Some people live in fear of magpies, and I'm sorry for that. But they sing, and sing to you. And that carolling is the most glorious thing.

"Of course it is, all music is," she says. "As a First Nations composer I have a duty of care around the telling of stories that are of important cultural significance, and opera is the ultimate vehicle for that. It represents in the fullest sense the way the arts were embedded into indigenous cultures: the singer was also the painter, and the painter the dancer, and the dancer the storyteller."

For her first opera, 2010's Pecan Summer, Cheetham sought out a colleague to help her orchestrate the score; this opera is all her own work.

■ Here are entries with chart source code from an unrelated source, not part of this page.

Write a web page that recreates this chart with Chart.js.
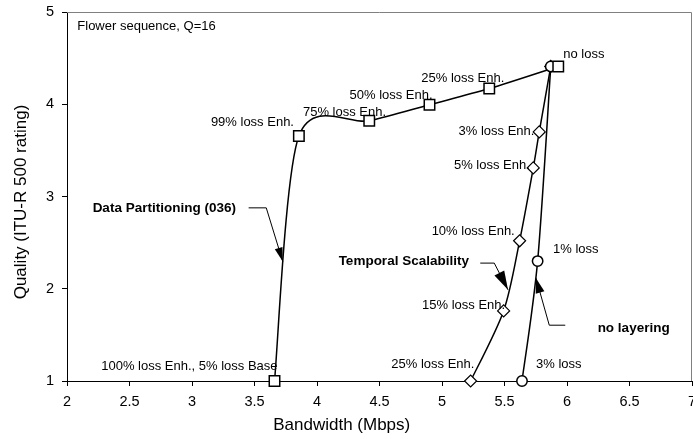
<!DOCTYPE html>
<html><head><meta charset="utf-8">
<script src="https://cdn.jsdelivr.net/npm/chart.js@4.4.1/dist/chart.umd.min.js"></script>
<style>html,body{margin:0;padding:0;background:#fff;} canvas{display:block;}</style>
</head><body>
<canvas id="c" width="693" height="439"></canvas>
<script>
// ---- data ----
const xTicks = [2, 2.5, 3, 3.5, 4, 4.5, 5, 5.5, 6, 6.5, 7];
const yTicks = [1, 2, 3, 4, 5];

const dpBandwidth = [3.66, 3.855, 4.418, 4.90, 5.378, 5.93];
const dpQuality   = [1.00, 3.655, 3.82, 3.995, 4.17, 4.41];
const dpLabels    = ['100% loss Enh., 5% loss Base', '99% loss Enh.', '75% loss Enh.', '50% loss Enh.', '25% loss Enh.', 'no loss'];

const tsBandwidth = [5.229, 5.493, 5.621, 5.730, 5.778, 5.87];
const tsQuality   = [1.00, 1.76, 2.52, 3.31, 3.70, 4.41];
const tsLabels    = ['25% loss Enh.', '15% loss Enh.', '10% loss Enh.', '5% loss Enh.', '3% loss Enh.', ''];

const nlBandwidth = [5.64, 5.765, 5.87];
const nlQuality   = [1.00, 2.30, 4.41];
const nlLabels    = ['3% loss', '1% loss', ''];

const xTitle = 'Bandwidth (Mbps)';
const yTitle = 'Quality (ITU-R 500 rating)';

// ---- annotation layout (pixel offsets of label left/middle from its point) ----
const labelOffsets = {
  dp: [[-173.3, -15], [-88, -13.3], [-66.3, -8.3], [-80, -9.3], [-68, -10.4], [5, -12.4]],
  ts: [[-79.3, -16.7], [-81.6, -5], [-88, -9.3], [-79.3, -2.6], [-80.7, -0.3], [0, 0]],
  nl: [[14, -16.7], [15.4, -11.7], [0, 0]]
};
const notes = [
  {text: 'Flower sequence, Q=16', x: 2.0824, y: 4.841, bold: false},
  {text: 'Data Partitioning (036)', x: 2.205, y: 2.872, bold: true},
  {text: 'Temporal Scalability', x: 4.173, y: 2.302, bold: true},
  {text: 'no layering', x: 6.245, y: 1.573, bold: true}
];
const callouts = [
  {pts: [[3.453, 2.877], [3.594, 2.877], [3.726, 2.295]], len: 14, wid: 8},
  {pts: [[5.306, 2.278], [5.418, 2.278], [5.528, 1.988]], len: 19, wid: 11},
  {pts: [[5.986, 1.605], [5.858, 1.605], [5.752, 2.115]], len: 15, wid: 9}
];

const FONT = "'Liberation Sans', Arial, sans-serif";
const toXY = (xs, ys) => xs.map((x, i) => ({x: x, y: ys[i]}));

// Excel-like smoothing (uniform Catmull-Rom style control points)
const smoothPlugin = {
  id: 'smooth',
  beforeDatasetsDraw(chart) {
    chart.getSortedVisibleDatasetMetas().forEach(meta => {
      const ds = chart.data.datasets[meta.index];
      if (!ds.showLine || !meta.dataset) return;
      meta.dataset.updateControlPoints(chart.chartArea, 'x');
      const p = meta.data;
      const k = 0.145;
      for (let i = 0; i < p.length; i++) {
        const prev = p[Math.max(0, i - 1)], next = p[Math.min(p.length - 1, i + 1)];
        const dx = (next.x - prev.x) * k, dy = (next.y - prev.y) * k;
        p[i].cp1x = p[i].x - dx; p[i].cp1y = p[i].y - dy;
        p[i].cp2x = p[i].x + dx; p[i].cp2y = p[i].y + dy;
      }
      meta.dataset._path = undefined;
    });
  }
};

const framePlugin = {
  id: 'frame',
  beforeDatasetsDraw(chart) {
    const {ctx, chartArea: a} = chart;
    ctx.save();
    ctx.strokeStyle = '#808080';
    ctx.lineWidth = 1;
    ctx.beginPath();
    ctx.moveTo(a.left, a.top + 0.5);
    ctx.lineTo(a.right - 0.5, a.top + 0.5);
    ctx.lineTo(a.right - 0.5, a.bottom);
    ctx.stroke();
    ctx.restore();
  }
};

const annotPlugin = {
  id: 'annot',
  afterDraw(chart) {
    const {ctx} = chart;
    const sx = chart.scales.x, sy = chart.scales.y;
    ctx.save();
    ctx.fillStyle = '#000';
    ctx.textBaseline = 'middle';
    ctx.textAlign = 'left';
    ctx.font = '13px ' + FONT;
    const series = [[dpBandwidth, dpQuality, dpLabels, labelOffsets.dp],
                    [tsBandwidth, tsQuality, tsLabels, labelOffsets.ts],
                    [nlBandwidth, nlQuality, nlLabels, labelOffsets.nl]];
    series.forEach(([bx, qy, lab, off]) => {
      lab.forEach((t, i) => {
        if (!t) return;
        ctx.fillText(t, sx.getPixelForValue(bx[i]) + off[i][0], sy.getPixelForValue(qy[i]) + off[i][1]);
      });
    });
    notes.forEach(n => {
      ctx.font = (n.bold ? 'bold 13.5px ' : '13px ') + FONT;
      ctx.fillText(n.text, sx.getPixelForValue(n.x), sy.getPixelForValue(n.y));
    });
    // callout arrows
    callouts.forEach(c => {
      const pts = c.pts.map(p => [sx.getPixelForValue(p[0]), sy.getPixelForValue(p[1])]);
      ctx.strokeStyle = '#000';
      ctx.lineWidth = 1;
      ctx.beginPath();
      ctx.moveTo(pts[0][0], pts[0][1]);
      for (let i = 1; i < pts.length; i++) ctx.lineTo(pts[i][0], pts[i][1]);
      ctx.stroke();
      const t = pts[pts.length - 1], f = pts[pts.length - 2];
      const L = Math.hypot(t[0] - f[0], t[1] - f[1]);
      const ux = (t[0] - f[0]) / L, uy = (t[1] - f[1]) / L;
      const bx = t[0] - ux * c.len, by = t[1] - uy * c.len;
      ctx.beginPath();
      ctx.moveTo(t[0], t[1]);
      ctx.lineTo(bx - uy * c.wid / 2, by + ux * c.wid / 2);
      ctx.lineTo(bx + uy * c.wid / 2, by - ux * c.wid / 2);
      ctx.closePath();
      ctx.fill();
    });
    // axis titles
    ctx.font = '17px ' + FONT;
    ctx.textAlign = 'center';
    ctx.fillText(xTitle, 341.7, 425);
    ctx.translate(21, 202);
    ctx.rotate(-Math.PI / 2);
    ctx.fillText(yTitle, 0, 0);
    ctx.restore();
  }
};

new Chart(document.getElementById('c'), {
  type: 'scatter',
  data: {
    datasets: [
      {label: 'Data Partitioning (036) line', data: toXY(dpBandwidth, dpQuality), showLine: true, clip: false,
       borderColor: '#000', borderWidth: 1.5, tension: 0.4, pointRadius: 0, order: 4},
      {label: 'Temporal Scalability', data: toXY(tsBandwidth, tsQuality), showLine: true, clip: false,
       borderColor: '#000', borderWidth: 1.5, tension: 0.4, pointStyle: 'rectRot', pointRadius: 6,
       pointBorderWidth: 1.2, pointBackgroundColor: '#fff', pointBorderColor: '#000', order: 3},
      {label: 'no layering', data: toXY(nlBandwidth, nlQuality), showLine: true, clip: false,
       borderColor: '#000', borderWidth: 1.5, tension: 0.4, pointStyle: 'circle', pointRadius: 5.2,
       pointBorderWidth: 1.5, pointBackgroundColor: '#fff', pointBorderColor: '#000', order: 2},
      {label: 'Data Partitioning (036)', data: toXY(dpBandwidth, dpQuality), showLine: false, clip: false,
       pointStyle: 'rect', pointRadius: 7.4, pointBorderWidth: 1.5,
       pointBackgroundColor: '#fff', pointBorderColor: '#000', order: 0}
    ]
  },
  options: {
    responsive: false,
    animation: false,
    devicePixelRatio: 1,
    layout: {autoPadding: false, padding: {left: 0, top: 12, right: 1, bottom: 0}},
    plugins: {legend: {display: false}, tooltip: {enabled: false}, title: {display: false}},
    scales: {
      x: {
        type: 'linear', min: 2, max: 7,
        afterBuildTicks: s => { s.ticks = xTicks.map(v => ({value: v})); },
        afterFit: s => { s.height = 58; s.paddingLeft = 0; s.paddingRight = 0; },
        ticks: {autoSkip: false, maxRotation: 0, color: '#000', padding: 7,
                font: {family: FONT, size: 14.5}, callback: v => String(v)},
        grid: {display: true, drawOnChartArea: false, drawTicks: true, tickLength: 5, color: '#000'},
        border: {display: true, color: '#000', width: 1}
      },
      y: {
        type: 'linear', min: 1, max: 5,
        afterBuildTicks: s => { s.ticks = yTicks.map(v => ({value: v})); },
        afterFit: s => { s.width = 67; s.paddingTop = 0; s.paddingBottom = 0; },
        ticks: {color: '#000', padding: 8, font: {family: FONT, size: 14.5}, callback: v => String(v)},
        grid: {display: true, drawOnChartArea: false, drawTicks: true, tickLength: 5, color: '#000'},
        border: {display: true, color: '#000', width: 1}
      }
    }
  },
  plugins: [smoothPlugin, framePlugin, annotPlugin]
});
</script>
</body></html>
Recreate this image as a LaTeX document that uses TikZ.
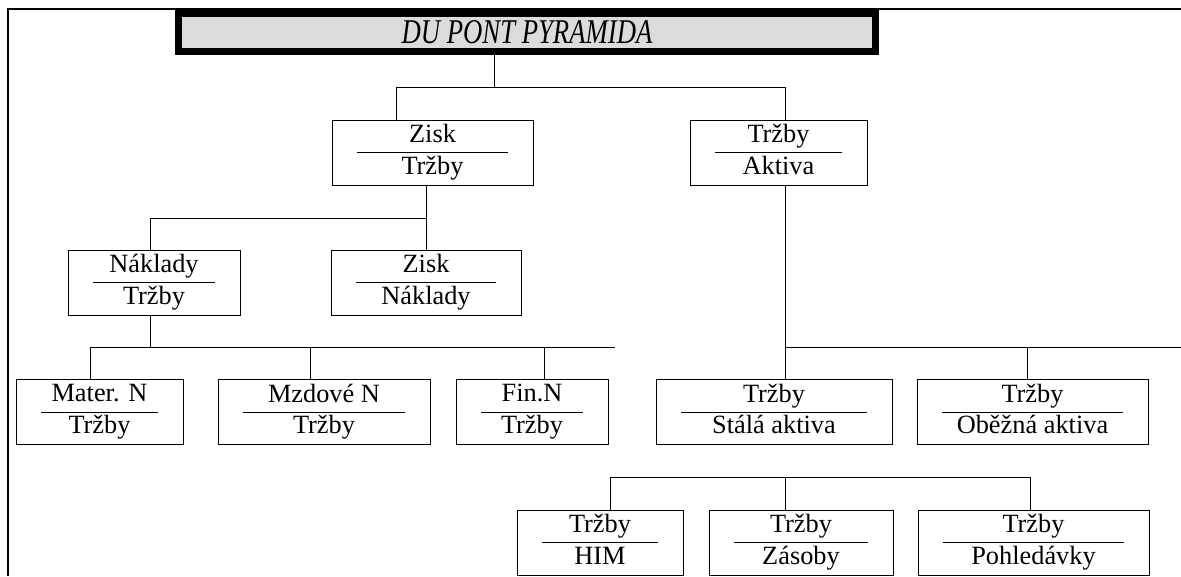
\documentclass[tikz,border=0pt]{standalone}
\usepackage{fontspec}
\setmainfont{Liberation Serif}
\usepackage{graphicx}
\usepackage{tikz}
\usetikzlibrary{positioning}
\newcommand{\lstrut}{\rule[-3.6pt]{0pt}{13.3pt}}
\newcommand{\frc}[2]{\lstrut #1\\\lstrut #2}
\tikzset{
	x=0.02cm, y=-0.02cm, % one unit = one pixel of the scan
	line width=1.5pt,
	ratio/.style={draw, inner sep=0pt, minimum height=1.3cm, align=center,
		font=\fontsize{15pt}{18pt}\selectfont,
		path picture={\draw ([xshift=0.5cm]path picture bounding box.west) -- ([xshift=-0.5cm]path picture bounding box.east);}},
	headline/.style={draw, line width=4pt, fill=black!14, inner sep=0pt,
		minimum width=13.94cm, minimum height=0.76cm,
		font=\fontsize{15.2pt}{18pt}\selectfont\itshape},
}

\begin{document}
\begin{tikzpicture}
	\useasboundingbox (0,0) rectangle (1181,576);
	\draw[line width=1.6pt] (8,576) -- (8,9) -- (1181,9);

	\node[headline] (pyr) at (527,32.5) {\scalebox{1}[1.3]{DU PONT PYRAMIDA}};

	\node[ratio, minimum width=4.02cm] (zt) at (432.5,152.5) {\frc{Zisk}{Tržby}};
	\node[ratio, minimum width=3.54cm] (ta) at (778.5,152.5) {\frc{Tržby}{Aktiva}};

	\node[ratio, minimum width=3.44cm] (nt) at (154,282.5) {\frc{Náklady}{Tržby}};
	\node[ratio, minimum width=3.8cm] (zn) at (426,282.5) {\frc{Zisk}{Náklady}};

	\node[ratio, minimum width=3.34cm] (ma) at (99.5,412) {\frc{Mater. N}{Tržby}};
	\node[ratio, minimum width=4.24cm] (mz) at (324,412) {\frc{Mzdové N}{Tržby}};
	\node[ratio, minimum width=3.04cm] (fi) at (532,412) {\frc{Fin.N}{Tržby}};
	\node[ratio, minimum width=4.72cm] (st) at (774,412) {\frc{Tržby}{Stálá aktiva}};
	\node[ratio, minimum width=4.62cm] (ob) at (1032.5,412) {\frc{Tržby}{Oběžná aktiva}};

	\node[ratio, minimum width=3.32cm] (him) at (600,542.5) {\frc{Tržby}{HIM}};
	\node[ratio, minimum width=3.68cm] (zas) at (801,542.5) {\frc{Tržby}{Zásoby}};
	\node[ratio, minimum width=4.62cm] (poh) at (1033.5,542.5) {\frc{Tržby}{Pohledávky}};

	% first level
	\coordinate (a1) at (494,87);
	\coordinate (a2) at (396,87);
	\coordinate (a3) at (785,87);
	\draw (pyr.south -| a1) -- (a1);
	\draw (a2 |- zt.north) -- (a2) -- (a3) -- (a3 |- ta.north);

	% second level
	\coordinate (b1) at (150,218);
	\draw (zn.north) -- (zn.north |- zt.south);
	\draw (zn.north |- b1) -- (b1) -- (b1 |- nt.north);

	% costs
	\coordinate (c0) at (150,347);
	\coordinate (c1) at (90,347);
	\coordinate (c2) at (310,347);
	\coordinate (c3) at (544,347);
	\coordinate (c4) at (615,347);
	\draw (c0 |- nt.south) -- (c0);
	\draw (c1 |- ma.north) -- (c1) -- (c4);
	\draw (c2) -- (c2 |- mz.north);
	\draw (c3) -- (c3 |- fi.north);

	% assets
	\coordinate (d0) at (785,347);
	\coordinate (d1) at (1181,347);
	\coordinate (d2) at (1027,347);
	\draw (d0 |- ta.south) -- (d0) -- (d1);
	\draw (d0) -- (d0 |- st.north);
	\draw (d2) -- (d2 |- ob.north);

	\coordinate (e1) at (610,477);
	\coordinate (e2) at (785,477);
	\coordinate (e3) at (1030,477);
	\draw (e1 |- him.north) -- (e1) -- (e3) -- (e3 |- poh.north);
	\draw (e2) -- (e2 |- zas.north);
\end{tikzpicture}
\end{document}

For a "reveal moment" it will be sung in the Wadawurrung language.

Cheetham says she felt drawn to the story of the dawn.

"That symbolises an awakening," she says. "When I allow myself to imagine what next year will be like, when we reemerge from this chaos, the opportunity and the possibilities that brings: that sustains me. It brings hope.

"But we can't just re-emerge from this without considering what it is that maybe kept us in darkness. The dawn is a story of moving from ignorance to understanding. And that is a journey all Australia is on right now.

"My Aboriginal grandparents lived with permits and curfews for decades, not weeks. And here I am… Never did I fully understand that, in my bones, in my spirit, until I experienced a tiny sliver of that deprivation.

"There's an opportunity for Victorians to say we went through this hideous thing… now what do we do? Do we move from knowing about it, to understanding it?

"That's this beautiful story, of Parrwang deciding to lift the blanket of the sky."